A study of how adventure-based and community service activities work as diversity education was published by UWRF assistant professor and Outdoor Education Coordinator Paul Shirilla and a few of his colleagues.

The study, “Contact Theory as a Framework for Experiential Activities as Diversity Eduation: An Exploratory Study,” was published in the Journal of Experiential Education. 

Shirilla authored the study along with colleagues Jayson Seaman, Jesse Beightol, and Bart Crawford.

“The goal of the research is to find the effectiveness of contact theory, to prove that bringing people together is the best way to foster diversity,” Shirilla said.

Contact theory is the principle that bringing people together is the best way to foster diversity, according to Shirilla. 

The theory will improve people’s attitudes, beliefs, and behaviors toward toward others, according to the study.

The theory consists of four conditions that are necessary for positive change to occur: (a) participants from different groups must perceive that they have equal status within the situation, (b) they must work interdependently toward common goals, (c) they should have the opportunity to associate and possibly become friends, and (d) they must experience the normative support of authorities.

The four authors split the work up amongst themselves to put together the study.

Crawford ran the program in Hartford, Conn., while Seaman and Beightol conducted interviews and surveys for the study. Shirilla was involved with the research and worked on the statistical data with Crawford.

They conducted this study by observing groups of youth in Hartford from various ethnicities as they did adventure-based and community service activities.

The diversity education program’s goals were to promote diversity, develop leadership, and provide community service among urban and suburban youth who otherwise have few opportunities to interact.

The program involved 82 black, white, Latino/Latina, and Asian youth, ages 13-19.

They lived together for one week at a retreat center just outside of the city, according to the study.

The program began with two half-days of adventure-based team building exercises, followed by four days of community service projects, according to the study.

These major program components were interspersed with free time and other structured events such as a talent show, a basketball game, an African drumming concert and a contra dance.

The authors used two instruments to measure the extent to which contact conditions were perceived and predicted program outcomes.

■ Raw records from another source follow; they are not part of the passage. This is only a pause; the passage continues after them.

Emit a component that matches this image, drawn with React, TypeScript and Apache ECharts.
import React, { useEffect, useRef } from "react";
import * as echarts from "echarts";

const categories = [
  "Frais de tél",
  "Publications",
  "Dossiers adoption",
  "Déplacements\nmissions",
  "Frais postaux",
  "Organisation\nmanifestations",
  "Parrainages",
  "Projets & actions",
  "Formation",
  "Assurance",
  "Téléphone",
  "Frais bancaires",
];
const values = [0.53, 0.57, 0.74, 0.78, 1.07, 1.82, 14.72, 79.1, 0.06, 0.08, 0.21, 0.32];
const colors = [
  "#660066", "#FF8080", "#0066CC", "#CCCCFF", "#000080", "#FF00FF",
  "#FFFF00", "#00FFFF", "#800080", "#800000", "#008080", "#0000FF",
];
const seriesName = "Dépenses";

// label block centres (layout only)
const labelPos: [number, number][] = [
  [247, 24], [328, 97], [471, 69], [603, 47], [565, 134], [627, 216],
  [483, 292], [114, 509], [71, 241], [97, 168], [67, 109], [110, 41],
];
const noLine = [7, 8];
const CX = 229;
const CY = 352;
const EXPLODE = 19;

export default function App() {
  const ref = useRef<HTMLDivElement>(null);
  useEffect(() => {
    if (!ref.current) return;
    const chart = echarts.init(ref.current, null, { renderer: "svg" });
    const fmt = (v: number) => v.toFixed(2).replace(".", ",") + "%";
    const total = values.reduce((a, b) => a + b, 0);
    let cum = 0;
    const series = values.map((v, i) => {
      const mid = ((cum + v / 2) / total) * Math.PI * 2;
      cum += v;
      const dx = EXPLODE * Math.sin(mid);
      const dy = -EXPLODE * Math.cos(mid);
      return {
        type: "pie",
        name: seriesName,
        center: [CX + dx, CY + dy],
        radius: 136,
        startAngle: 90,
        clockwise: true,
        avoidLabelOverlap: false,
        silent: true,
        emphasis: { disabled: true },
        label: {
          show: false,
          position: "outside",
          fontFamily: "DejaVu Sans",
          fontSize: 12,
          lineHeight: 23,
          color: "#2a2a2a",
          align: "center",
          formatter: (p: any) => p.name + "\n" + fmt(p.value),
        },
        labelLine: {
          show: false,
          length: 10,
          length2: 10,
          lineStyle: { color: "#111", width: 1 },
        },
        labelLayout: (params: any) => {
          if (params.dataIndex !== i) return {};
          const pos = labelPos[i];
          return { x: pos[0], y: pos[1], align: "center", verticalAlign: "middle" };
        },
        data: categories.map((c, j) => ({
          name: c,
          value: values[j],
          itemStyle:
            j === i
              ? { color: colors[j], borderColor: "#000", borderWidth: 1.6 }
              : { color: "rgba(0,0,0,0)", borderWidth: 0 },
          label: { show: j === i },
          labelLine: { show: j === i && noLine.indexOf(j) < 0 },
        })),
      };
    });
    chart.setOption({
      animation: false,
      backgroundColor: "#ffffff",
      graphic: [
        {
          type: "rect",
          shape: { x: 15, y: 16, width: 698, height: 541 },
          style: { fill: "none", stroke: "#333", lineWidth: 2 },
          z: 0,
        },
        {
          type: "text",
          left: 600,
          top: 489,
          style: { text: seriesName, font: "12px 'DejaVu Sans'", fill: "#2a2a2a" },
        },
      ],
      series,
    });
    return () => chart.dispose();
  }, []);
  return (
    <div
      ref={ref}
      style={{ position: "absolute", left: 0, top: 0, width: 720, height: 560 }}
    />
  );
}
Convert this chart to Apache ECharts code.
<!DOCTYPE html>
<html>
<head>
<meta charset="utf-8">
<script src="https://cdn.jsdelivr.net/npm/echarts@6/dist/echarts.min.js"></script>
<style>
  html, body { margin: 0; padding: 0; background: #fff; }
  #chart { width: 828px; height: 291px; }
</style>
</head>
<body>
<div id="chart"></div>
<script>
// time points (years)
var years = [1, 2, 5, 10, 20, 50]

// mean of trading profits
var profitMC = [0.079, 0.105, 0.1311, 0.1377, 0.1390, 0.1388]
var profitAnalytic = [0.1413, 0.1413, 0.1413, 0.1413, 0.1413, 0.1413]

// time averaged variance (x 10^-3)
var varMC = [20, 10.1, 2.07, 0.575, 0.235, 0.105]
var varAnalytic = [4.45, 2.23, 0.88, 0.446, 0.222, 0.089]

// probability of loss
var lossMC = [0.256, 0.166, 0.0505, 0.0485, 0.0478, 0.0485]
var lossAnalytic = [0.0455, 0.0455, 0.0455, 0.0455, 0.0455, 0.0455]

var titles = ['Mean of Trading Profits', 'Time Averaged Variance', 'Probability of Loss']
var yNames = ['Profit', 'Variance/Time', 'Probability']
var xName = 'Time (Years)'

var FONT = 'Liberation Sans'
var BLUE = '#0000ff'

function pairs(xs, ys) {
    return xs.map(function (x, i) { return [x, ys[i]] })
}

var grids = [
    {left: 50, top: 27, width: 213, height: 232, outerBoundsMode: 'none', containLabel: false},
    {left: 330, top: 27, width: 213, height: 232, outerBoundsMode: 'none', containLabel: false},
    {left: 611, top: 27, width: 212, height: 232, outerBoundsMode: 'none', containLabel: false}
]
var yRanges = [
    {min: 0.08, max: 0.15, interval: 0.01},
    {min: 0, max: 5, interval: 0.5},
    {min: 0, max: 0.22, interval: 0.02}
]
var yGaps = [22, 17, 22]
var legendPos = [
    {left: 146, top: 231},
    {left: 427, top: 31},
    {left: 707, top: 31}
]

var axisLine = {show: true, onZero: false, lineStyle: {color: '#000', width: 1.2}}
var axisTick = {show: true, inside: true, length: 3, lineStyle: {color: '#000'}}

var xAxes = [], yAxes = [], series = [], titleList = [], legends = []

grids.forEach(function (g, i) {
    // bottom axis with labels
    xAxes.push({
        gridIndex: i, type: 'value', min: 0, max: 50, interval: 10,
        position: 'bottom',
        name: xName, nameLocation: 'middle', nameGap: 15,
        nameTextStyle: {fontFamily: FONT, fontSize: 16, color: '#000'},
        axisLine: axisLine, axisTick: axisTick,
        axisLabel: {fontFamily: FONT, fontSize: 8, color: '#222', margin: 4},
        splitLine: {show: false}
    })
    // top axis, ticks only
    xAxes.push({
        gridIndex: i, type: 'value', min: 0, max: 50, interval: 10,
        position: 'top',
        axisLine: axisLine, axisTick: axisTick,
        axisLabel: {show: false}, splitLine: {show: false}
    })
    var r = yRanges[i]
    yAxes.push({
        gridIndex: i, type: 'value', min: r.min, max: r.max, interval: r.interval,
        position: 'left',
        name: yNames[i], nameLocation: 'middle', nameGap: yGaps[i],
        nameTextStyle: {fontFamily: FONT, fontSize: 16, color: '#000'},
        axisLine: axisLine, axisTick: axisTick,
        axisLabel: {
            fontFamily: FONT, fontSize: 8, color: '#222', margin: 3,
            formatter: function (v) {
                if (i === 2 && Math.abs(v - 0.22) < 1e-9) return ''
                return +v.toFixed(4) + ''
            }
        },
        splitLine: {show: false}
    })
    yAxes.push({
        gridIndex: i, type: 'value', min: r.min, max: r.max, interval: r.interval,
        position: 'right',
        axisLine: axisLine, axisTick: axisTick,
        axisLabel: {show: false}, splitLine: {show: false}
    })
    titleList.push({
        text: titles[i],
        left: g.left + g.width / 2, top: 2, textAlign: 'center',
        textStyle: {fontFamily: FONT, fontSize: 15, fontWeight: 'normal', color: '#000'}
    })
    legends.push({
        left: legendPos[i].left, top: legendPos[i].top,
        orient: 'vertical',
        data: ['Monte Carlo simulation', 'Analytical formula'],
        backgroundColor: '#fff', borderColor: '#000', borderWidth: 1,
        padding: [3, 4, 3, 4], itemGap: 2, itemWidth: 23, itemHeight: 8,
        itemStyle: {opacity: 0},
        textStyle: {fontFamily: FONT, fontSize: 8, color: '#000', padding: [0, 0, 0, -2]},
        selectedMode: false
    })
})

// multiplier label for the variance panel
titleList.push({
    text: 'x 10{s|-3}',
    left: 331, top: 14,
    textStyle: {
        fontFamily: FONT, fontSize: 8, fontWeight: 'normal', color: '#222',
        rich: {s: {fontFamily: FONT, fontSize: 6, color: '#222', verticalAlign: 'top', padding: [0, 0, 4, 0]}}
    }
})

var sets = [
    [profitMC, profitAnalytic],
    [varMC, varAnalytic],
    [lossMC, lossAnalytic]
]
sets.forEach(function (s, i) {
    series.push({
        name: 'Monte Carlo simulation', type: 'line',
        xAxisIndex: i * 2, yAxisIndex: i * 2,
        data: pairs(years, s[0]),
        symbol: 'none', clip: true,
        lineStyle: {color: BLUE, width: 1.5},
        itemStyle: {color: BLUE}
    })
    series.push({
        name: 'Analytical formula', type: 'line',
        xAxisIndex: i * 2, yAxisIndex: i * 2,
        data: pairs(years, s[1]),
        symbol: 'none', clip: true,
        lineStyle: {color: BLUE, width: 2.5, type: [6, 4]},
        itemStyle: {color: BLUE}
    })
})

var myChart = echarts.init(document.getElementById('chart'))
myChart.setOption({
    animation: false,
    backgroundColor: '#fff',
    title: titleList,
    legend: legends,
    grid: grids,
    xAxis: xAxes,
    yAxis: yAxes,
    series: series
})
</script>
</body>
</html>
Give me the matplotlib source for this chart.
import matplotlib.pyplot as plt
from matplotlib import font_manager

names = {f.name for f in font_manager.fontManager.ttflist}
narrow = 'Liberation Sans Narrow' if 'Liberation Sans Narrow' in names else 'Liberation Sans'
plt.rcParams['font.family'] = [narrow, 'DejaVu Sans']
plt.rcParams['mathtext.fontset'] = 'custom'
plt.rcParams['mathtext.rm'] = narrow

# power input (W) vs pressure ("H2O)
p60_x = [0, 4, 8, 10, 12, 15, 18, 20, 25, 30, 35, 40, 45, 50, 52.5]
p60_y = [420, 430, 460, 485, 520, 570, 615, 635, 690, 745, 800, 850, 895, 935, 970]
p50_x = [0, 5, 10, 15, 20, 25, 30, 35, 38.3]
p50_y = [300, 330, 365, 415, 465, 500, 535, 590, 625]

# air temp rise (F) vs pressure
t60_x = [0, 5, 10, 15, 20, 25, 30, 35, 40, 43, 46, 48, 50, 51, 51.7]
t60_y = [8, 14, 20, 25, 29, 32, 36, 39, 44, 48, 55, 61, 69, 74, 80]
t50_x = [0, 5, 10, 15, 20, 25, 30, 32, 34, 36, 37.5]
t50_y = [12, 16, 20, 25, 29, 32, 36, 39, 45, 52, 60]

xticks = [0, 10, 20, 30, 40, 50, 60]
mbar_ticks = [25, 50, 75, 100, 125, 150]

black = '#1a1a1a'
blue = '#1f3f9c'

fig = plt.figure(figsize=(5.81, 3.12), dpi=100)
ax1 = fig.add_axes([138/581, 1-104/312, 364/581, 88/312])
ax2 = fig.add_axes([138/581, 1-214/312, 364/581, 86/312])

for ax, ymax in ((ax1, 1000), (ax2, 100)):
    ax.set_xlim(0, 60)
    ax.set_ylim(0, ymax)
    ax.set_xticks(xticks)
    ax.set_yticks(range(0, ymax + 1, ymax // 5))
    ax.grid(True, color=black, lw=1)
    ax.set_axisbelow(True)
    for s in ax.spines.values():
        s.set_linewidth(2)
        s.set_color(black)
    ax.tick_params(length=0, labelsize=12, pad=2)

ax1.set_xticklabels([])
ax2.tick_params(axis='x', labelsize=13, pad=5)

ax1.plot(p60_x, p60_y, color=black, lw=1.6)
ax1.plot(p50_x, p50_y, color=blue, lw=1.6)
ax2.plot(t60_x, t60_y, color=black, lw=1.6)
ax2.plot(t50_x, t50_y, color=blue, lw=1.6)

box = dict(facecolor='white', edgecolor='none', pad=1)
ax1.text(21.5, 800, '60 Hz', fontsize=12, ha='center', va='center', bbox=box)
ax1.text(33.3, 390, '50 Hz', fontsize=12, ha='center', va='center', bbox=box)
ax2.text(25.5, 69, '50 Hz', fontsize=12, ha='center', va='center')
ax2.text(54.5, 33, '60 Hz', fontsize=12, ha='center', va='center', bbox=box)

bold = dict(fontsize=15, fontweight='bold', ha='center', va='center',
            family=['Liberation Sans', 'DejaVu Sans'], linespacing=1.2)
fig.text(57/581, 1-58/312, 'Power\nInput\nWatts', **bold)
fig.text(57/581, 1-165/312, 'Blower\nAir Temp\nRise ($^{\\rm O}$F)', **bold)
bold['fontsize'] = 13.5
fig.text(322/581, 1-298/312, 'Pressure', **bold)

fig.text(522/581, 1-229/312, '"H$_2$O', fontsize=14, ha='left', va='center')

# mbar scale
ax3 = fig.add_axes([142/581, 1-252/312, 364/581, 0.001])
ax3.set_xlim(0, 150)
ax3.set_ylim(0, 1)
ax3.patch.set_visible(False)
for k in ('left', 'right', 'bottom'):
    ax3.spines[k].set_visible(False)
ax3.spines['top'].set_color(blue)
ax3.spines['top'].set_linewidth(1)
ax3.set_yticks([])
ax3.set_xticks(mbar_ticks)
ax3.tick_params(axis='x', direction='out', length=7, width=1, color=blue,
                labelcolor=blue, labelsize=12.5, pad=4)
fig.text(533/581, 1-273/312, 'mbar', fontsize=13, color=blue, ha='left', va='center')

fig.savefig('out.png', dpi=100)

They used The School Interracial Climate Survey (SICS) and the Miville-Guzman Universal-Diverse Orientation Scale.

These tools allowed them to conclude that these activities were very helpful in promoting diversity awareness among students.

“On a larger scale, we are becoming an increasingly diverse population, and it’s important to be appreciative of other backgrounds,” Shirilla said. “We need to research different theories so we can find a way to make people more aware of diversity.”